**SHORT PROBLEM:** Search the data below for "matplotlib"; list each line that holds it.
────────────────────
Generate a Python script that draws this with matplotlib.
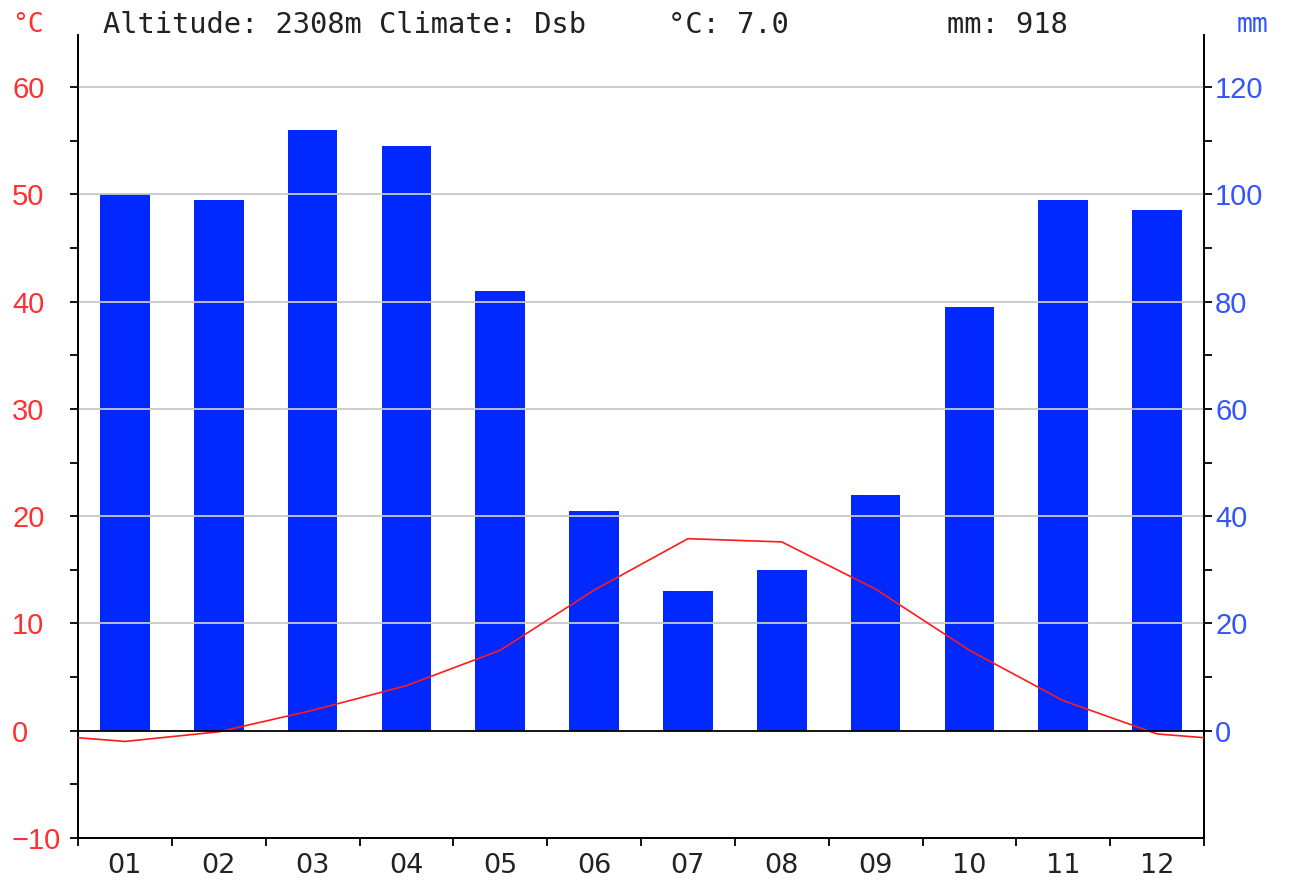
import matplotlib
matplotlib.use("Agg")
import matplotlib.pyplot as plt
import numpy as np

months = ["01", "02", "03", "04", "05", "06", "07", "08", "09", "10", "11", "12"]
precip_mm = [100, 99, 112, 109, 82, 41, 26, 30, 44, 79, 99, 97]
temp_c = [-1.0, -0.1, 1.9, 4.2, 7.5, 13.1, 17.9, 17.6, 13.2, 7.5, 2.8, -0.3]
altitude_m = 2308
climate = "Dsb"

temp_ticks = [-10, 0, 10, 20, 30, 40, 50, 60]
mm_ticks = [0, 20, 40, 60, 80, 100, 120]

W, H = 1291, 881
fig = plt.figure(figsize=(W / 100, H / 100), dpi=100)
left, right, top, bottom = 78, 1204, 35, 838
ax = fig.add_axes([left / W, 1 - bottom / H, (right - left) / W, (bottom - top) / H])
ax2 = ax.twinx()

ymin, ymax = -10, 64.85
ax.set_ylim(ymin, ymax)
ax2.set_ylim(ymin * 2, ymax * 2)
ax.set_xlim(0, 12)

# grid lines every 10 degrees above zero
for v in temp_ticks:
    if v > 0:
        ax.axhline(v, color="#c8c8c8", lw=1.3, zorder=0)

x = np.arange(12) + 0.5
ax2.bar(x, precip_mm, width=0.53, color="#0028ff", zorder=2)

# temperature line, closed at the edges with the Dec/Jan mean
edge = (temp_c[0] + temp_c[-1]) / 2
tx = np.concatenate([[0], x, [12]])
ty = np.concatenate([[edge], temp_c, [edge]])
ax.plot(tx, ty, color="#ff1a1a", lw=1.2, zorder=5)
ax.set_zorder(ax2.get_zorder() + 1)
ax.patch.set_visible(False)

ax.axhline(0, color="black", lw=1.3, zorder=6)

for a in (ax, ax2):
    a.spines["top"].set_visible(False)
    for s in ("left", "right", "bottom"):
        a.spines[s].set_linewidth(1.3)

sans = "Liberation Sans"

# x axis: ticks on month boundaries, labels centred
ax.set_xticks(np.arange(13))
ax.set_xticklabels([])
ax.set_xticks(x, minor=True)
ax.set_xticklabels(months, minor=True, fontsize=19.5, color="#222222", family="DejaVu Sans")
ax.tick_params(axis="x", which="major", length=6, width=1.3, direction="out")
ax.tick_params(axis="x", which="minor", length=0, pad=11)

# left temperature axis
ax.set_yticks(temp_ticks, labels=[str(t).replace("-", "\u2212") for t in temp_ticks],
              ha="left", family=sans)
ax.set_yticks(np.arange(-5, 65, 10), minor=True)
ax.tick_params(axis="y", which="both", length=6, width=1.3, direction="out",
               labelcolor="#ff3030", labelsize=21)
ax.tick_params(axis="y", which="major", pad=41.5)

# right precipitation axis
ax2.set_yticks(mm_ticks, labels=[str(m) for m in mm_ticks], family=sans)
ax2.set_yticks(np.arange(10, 130, 20), minor=True)
ax2.tick_params(axis="y", which="both", length=6, width=1.3, direction="out",
                labelcolor="#3355ff", labelsize=21, pad=2)

mono = "DejaVu Sans Mono"
hy = 1 - 25 / H
fig.text(12 / W, hy, "°C", color="#ff3030", fontsize=19, family=mono, va="center")
fig.text(1237 / W, hy, "mm", color="#3355ff", fontsize=19, family=mono, va="center")
fig.text(103 / W, hy, f"Altitude: {altitude_m}m Climate: {climate}", fontsize=20.7,
         family=mono, va="center", color="#222222")
mean_t = np.mean(temp_c)
fig.text(668 / W, hy, f"°C: {mean_t:.1f}", fontsize=20.7, family=mono, va="center", color="#222222")
fig.text(947 / W, hy, f"mm: {sum(precip_mm)}", fontsize=20.7, family=mono, va="center", color="#222222")

fig.savefig("out.png", dpi=100, facecolor="white")
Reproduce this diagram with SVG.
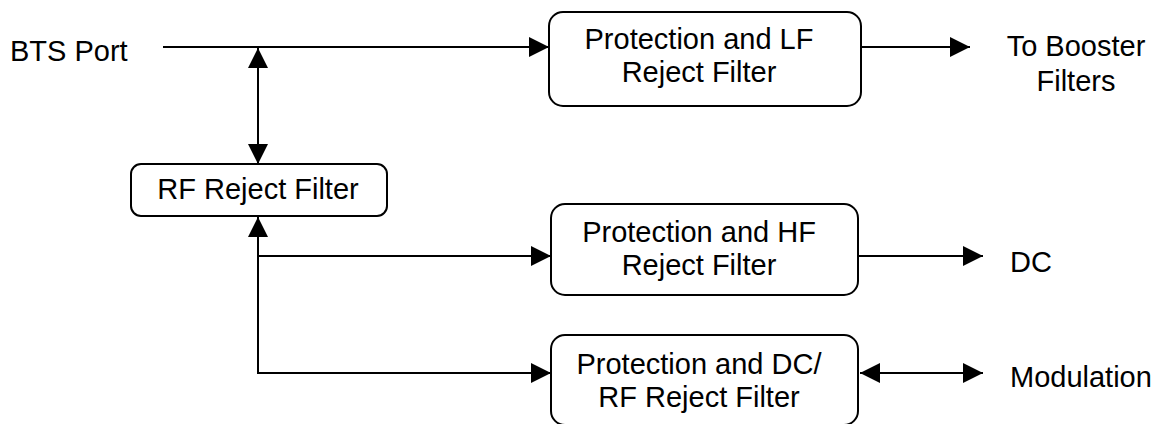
────────────────────
**OUTPUT BELOW:**
Generate a Python script that draws this with matplotlib.
import matplotlib
matplotlib.use("Agg")
import matplotlib.pyplot as plt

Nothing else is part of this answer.